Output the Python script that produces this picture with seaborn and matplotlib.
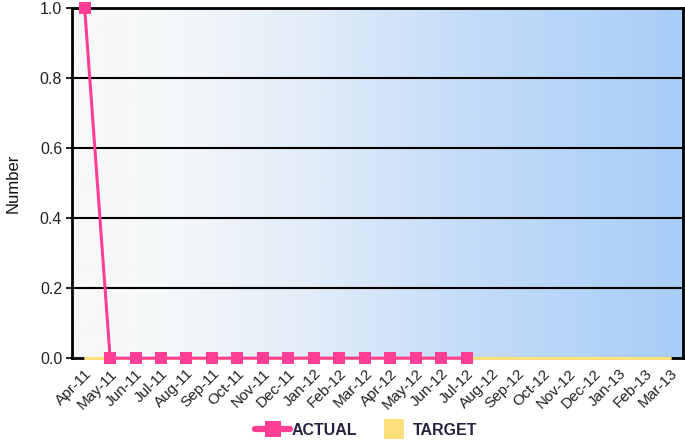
import numpy as np
import pandas as pd
import matplotlib
matplotlib.use("Agg")
import matplotlib.pyplot as plt
import seaborn as sns
from matplotlib.colors import LinearSegmentedColormap
from matplotlib.lines import Line2D

months = ["Apr-11", "May-11", "Jun-11", "Jul-11", "Aug-11", "Sep-11", "Oct-11", "Nov-11",
          "Dec-11", "Jan-12", "Feb-12", "Mar-12", "Apr-12", "May-12", "Jun-12", "Jul-12",
          "Aug-12", "Sep-12", "Oct-12", "Nov-12", "Dec-12", "Jan-13", "Feb-13", "Mar-13"]
actual = [1, 0, 0, 0, 0, 0, 0, 0, 0, 0, 0, 0, 0, 0, 0, 0]
target = [0] * 24

PINK = "#FF3F96"
YELLOW = "#FFE07A"

sns.set_theme(style="white")
plt.rcParams['font.family'] = ['Liberation Sans', 'DejaVu Sans']

fig = plt.figure(figsize=(6.85, 4.40), dpi=100)
ax = fig.add_axes([0.105, 0.186, 0.892, 0.796])

# gradient background
cmap = LinearSegmentedColormap.from_list(
    "bg", [(0.0, "#f8f8f8"), (0.16, "#f5f8fa"), (0.405, "#e0ecf8"),
           (0.65, "#c4dcf8"), (0.895, "#b0d2f8"), (1.0, "#a8cdf7")])
grad = np.linspace(0, 1, 512).reshape(1, -1)
ax.imshow(grad, aspect="auto", cmap=cmap, extent=[0, 1, 0, 1],
          transform=ax.transAxes, zorder=0)

df_t = pd.DataFrame({"month": months, "value": target})
df_a = pd.DataFrame({"month": months[:len(actual)], "value": actual})

x_all = np.arange(len(months))
sns.lineplot(x=x_all, y=df_t["value"], ax=ax, color=YELLOW, linewidth=2.2, zorder=3,
             clip_on=False)
sns.lineplot(x=x_all[:len(actual)], y=df_a["value"], ax=ax, color=PINK, linewidth=2.2,
             marker="s", markersize=9, markeredgewidth=0, zorder=4, clip_on=False)

ax.set_xlim(-0.5, len(months) - 0.5)
ax.set_ylim(0, 1.0)
ax.set_yticks([0.0, 0.2, 0.4, 0.6, 0.8, 1.0])
ax.set_yticklabels(["0.0", "0.2", "0.4", "0.6", "0.8", "1.0"], fontsize=11.5, color="#222222")
ax.set_xticks(x_all)
ax.set_xticklabels(months, rotation=45, ha="right", rotation_mode="anchor", fontsize=11,
                   color="#222222")
ax.tick_params(axis="x", length=0, pad=6)
ax.tick_params(axis="y", length=4, width=1.2, color="black", left=True, pad=3)

for yv in [0.2, 0.4, 0.6, 0.8]:
    ax.axhline(yv, color="black", linewidth=1.5, zorder=2)

for s in ["left", "right", "top", "bottom"]:
    ax.spines[s].set_visible(True)
    ax.spines[s].set_color("black")
    ax.spines[s].set_linewidth(2)
    ax.spines[s].set_zorder(2.5)

ax.set_xlabel("")
ax.set_ylabel("Number", fontsize=12, color="#111111", labelpad=14)

handles = [Line2D([0], [0], color=PINK, linewidth=4.5, marker="s", markersize=12,
                  markeredgewidth=0),
           Line2D([0], [0], color=YELLOW, linestyle="none", marker="s", markersize=14,
                  markeredgewidth=0)]
fig.legend(handles, ["ACTUAL", "TARGET"], loc="center", bbox_to_anchor=(0.535, 0.022),
           ncol=2, frameon=False, handlelength=2.2, handletextpad=0.1,
           columnspacing=1.2, labelcolor="#2a2040",
           prop={"size": 11.5, "weight": "bold"})

fig.savefig("out.png", dpi=100)
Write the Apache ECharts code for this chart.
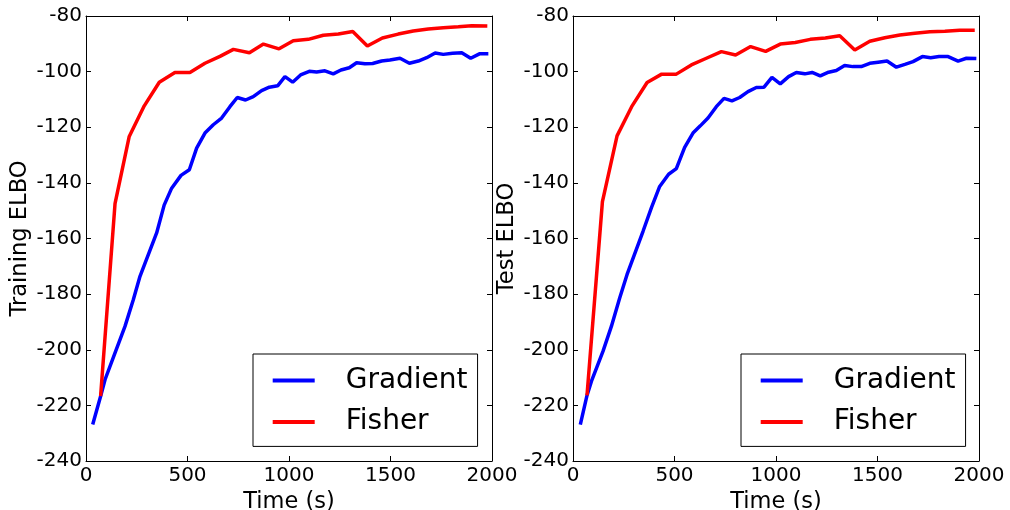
<!DOCTYPE html>
<html>
<head>
<meta charset="utf-8">
<script src="https://cdn.jsdelivr.net/npm/echarts@6/dist/echarts.min.js"></script>
<style>
html,body{margin:0;padding:0;background:#fff;}
#chart{width:1010px;height:510px;}
</style>
</head>
<body>
<div id="chart"></div>
<script>
// ---- Data ----
const seriesNames = ['Gradient', 'Fisher'];
const xTicks = [0, 500, 1000, 1500, 2000];
const yTicks = [-240, -220, -200, -180, -160, -140, -120, -100, -80];

// Training ELBO (left panel)
const trainGradTime = [33, 72, 94, 143, 192, 233, 266, 348, 385, 422, 468, 509, 545, 586, 627, 668, 709, 745, 786, 824, 865, 903, 944, 980, 1018, 1057, 1100, 1136, 1177, 1218, 1256, 1297, 1333, 1374, 1412, 1456, 1497, 1547, 1593, 1637, 1678, 1720, 1760, 1806, 1851, 1895, 1938, 1982];
const trainGrad = [-226.9, -216.7, -210.7, -201.1, -191.6, -182.0, -173.6, -158.0, -148.0, -141.9, -137.3, -135.3, -127.5, -122.1, -119.1, -116.7, -112.6, -109.3, -110.2, -109.0, -106.8, -105.6, -105.1, -101.8, -103.8, -101.2, -99.9, -100.1, -99.7, -100.8, -99.4, -98.6, -96.8, -97.2, -97.1, -96.2, -95.8, -95.2, -97.0, -96.2, -95.0, -93.3, -93.8, -93.4, -93.2, -95.2, -93.6, -93.6];
const trainFisherTime = [72, 143, 213, 287, 361, 438, 512, 586, 660, 726, 805, 874, 951, 1021, 1095, 1169, 1243, 1314, 1386, 1460, 1538, 1612, 1686, 1760, 1834, 1900, 1977];
const trainFisher = [-216.7, -147.5, -123.3, -112.3, -103.8, -100.3, -100.3, -97.0, -94.5, -92.0, -93.2, -90.1, -91.8, -88.9, -88.4, -86.9, -86.5, -85.6, -90.8, -87.9, -86.5, -85.4, -84.7, -84.2, -83.9, -83.5, -83.6];

// Test ELBO (right panel)
const testGradTime = [36, 69, 91, 148, 189, 230, 266, 345, 386, 427, 471, 509, 550, 591, 627, 665, 706, 744, 783, 821, 862, 903, 941, 980, 1021, 1062, 1100, 1142, 1178, 1218, 1259, 1297, 1338, 1379, 1420, 1462, 1503, 1547, 1593, 1635, 1675, 1721, 1762, 1803, 1848, 1897, 1938, 1987];
const testGrad = [-226.9, -216.4, -211.3, -200.5, -191.6, -181.4, -173.0, -157.4, -149.0, -141.3, -136.9, -134.9, -127.2, -122.1, -119.5, -116.7, -112.6, -109.6, -110.5, -109.3, -107.2, -105.7, -105.6, -102.1, -104.4, -101.8, -100.3, -100.8, -100.3, -101.5, -100.2, -99.6, -97.8, -98.2, -98.2, -97.0, -96.6, -96.2, -98.4, -97.4, -96.4, -94.6, -95.0, -94.6, -94.6, -96.2, -95.2, -95.3];
const testFisherTime = [69, 145, 217, 289, 365, 437, 509, 583, 657, 731, 801, 875, 949, 1021, 1095, 1169, 1243, 1314, 1388, 1462, 1536, 1610, 1684, 1758, 1832, 1905, 1979];
const testFisher = [-216.4, -146.7, -123.1, -112.6, -103.9, -100.9, -100.9, -97.6, -95.2, -92.8, -94.0, -91.0, -92.7, -90.1, -89.5, -88.4, -87.9, -87.1, -92.2, -89.1, -87.8, -86.8, -86.2, -85.7, -85.5, -85.1, -85.1];

const yNames = ['Training ELBO', 'Test ELBO'];
const xName = 'Time (s)';

// ---- Chart ----
const FONT = 'DejaVu Sans';
const zip = (xs, ys) => xs.map((x, i) => [x, ys[i]]);

const grids = [
  {left: 86, right: 518, top: 16, bottom: 49, containLabel: false, outerBoundsMode: 'none'},
  {left: 573, right: 31, top: 16, bottom: 49, containLabel: false, outerBoundsMode: 'none'}
];

function xAxes(g) {
  const common = {
    gridIndex: g, type: 'value', min: xTicks[0], max: xTicks[xTicks.length - 1],
    interval: xTicks[1] - xTicks[0],
    axisLine: {show: true, onZero: false, lineStyle: {color: '#000', width: 1}},
    axisTick: {show: true, inside: true, length: 5, lineStyle: {color: '#000', width: 1}},
    splitLine: {show: false}
  };
  return [
    Object.assign({}, common, {
      position: 'bottom',
      axisLabel: {show: true, fontSize: 20, color: '#000', fontFamily: FONT, margin: 5,
                  formatter: v => String(v)},
      name: xName, nameLocation: 'middle', nameGap: 26,
      nameTextStyle: {fontSize: 22.5, color: '#000', fontFamily: FONT}
    }),
    Object.assign({}, common, {position: 'top', axisLabel: {show: false}})
  ];
}
function yAxes(g) {
  const common = {
    gridIndex: g, type: 'value', min: yTicks[0], max: yTicks[yTicks.length - 1],
    interval: yTicks[1] - yTicks[0],
    axisLine: {show: true, onZero: false, lineStyle: {color: '#000', width: 1}},
    axisTick: {show: true, inside: true, length: 5, lineStyle: {color: '#000', width: 1}},
    splitLine: {show: false}
  };
  return [
    Object.assign({}, common, {
      position: 'left',
      axisLabel: {show: true, fontSize: 20, color: '#000', fontFamily: FONT, margin: 4,
                  formatter: v => String(v)},
      name: yNames[g], nameLocation: 'middle', nameGap: 54,
      nameTextStyle: {fontSize: 22.6, color: '#000', fontFamily: FONT}
    }),
    Object.assign({}, common, {position: 'right', axisLabel: {show: false}})
  ];
}

function legendFor(left) {
  return {
    data: seriesNames, orient: 'vertical', left: left, top: 354,
    icon: 'rect', itemWidth: 42, itemHeight: 4, itemGap: 11.6,
    padding: [11.4, 10, 9.4, 19.7],
    backgroundColor: '#fff', borderColor: '#000', borderWidth: 1, borderRadius: 0,
    selectedMode: false,
    textStyle: {fontSize: 28, color: '#000', fontFamily: FONT, lineHeight: 30, padding: [0, 0, 0, 26]}
  };
}

const lineSeries = (name, data, xi, yi, color) => ({
  name: name, type: 'line', data: data, xAxisIndex: xi, yAxisIndex: yi,
  showSymbol: false, symbol: 'none', smooth: false, animation: false,
  lineStyle: {color: color, width: 3.5}, itemStyle: {color: color}
});

const option = {
  animation: false,
  backgroundColor: '#fff',
  grid: grids,
  xAxis: [...xAxes(0), ...xAxes(1)],
  yAxis: [...yAxes(0), ...yAxes(1)],
  legend: [legendFor(253), legendFor(741)],
  series: [
    lineSeries(seriesNames[0], zip(trainGradTime, trainGrad), 0, 0, '#0000ff'),
    lineSeries(seriesNames[1], zip(trainFisherTime, trainFisher), 0, 0, '#ff0000'),
    lineSeries(seriesNames[0], zip(testGradTime, testGrad), 2, 2, '#0000ff'),
    lineSeries(seriesNames[1], zip(testFisherTime, testFisher), 2, 2, '#ff0000')
  ]
};

const chart = echarts.init(document.getElementById('chart'), null, {renderer: 'canvas'});
chart.setOption(option);
</script>
</body>
</html>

========================================

--- Do this ---
Skip all pictures and retype only the stretch from the line that holds "Write the Apache ECharts code for this chart." through the line that holds "-120, -100, -80];", exactly as written.

--- Completed exercise ---
Write the Apache ECharts code for this chart.
<!DOCTYPE html>
<html>
<head>
<meta charset="utf-8">
<script src="https://cdn.jsdelivr.net/npm/echarts@6/dist/echarts.min.js"></script>
<style>
html,body{margin:0;padding:0;background:#fff;}
#chart{width:1010px;height:510px;}
</style>
</head>
<body>
<div id="chart"></div>
<script>
// ---- Data ----
const seriesNames = ['Gradient', 'Fisher'];
const xTicks = [0, 500, 1000, 1500, 2000];
const yTicks = [-240, -220, -200, -180, -160, -140, -120, -100, -80];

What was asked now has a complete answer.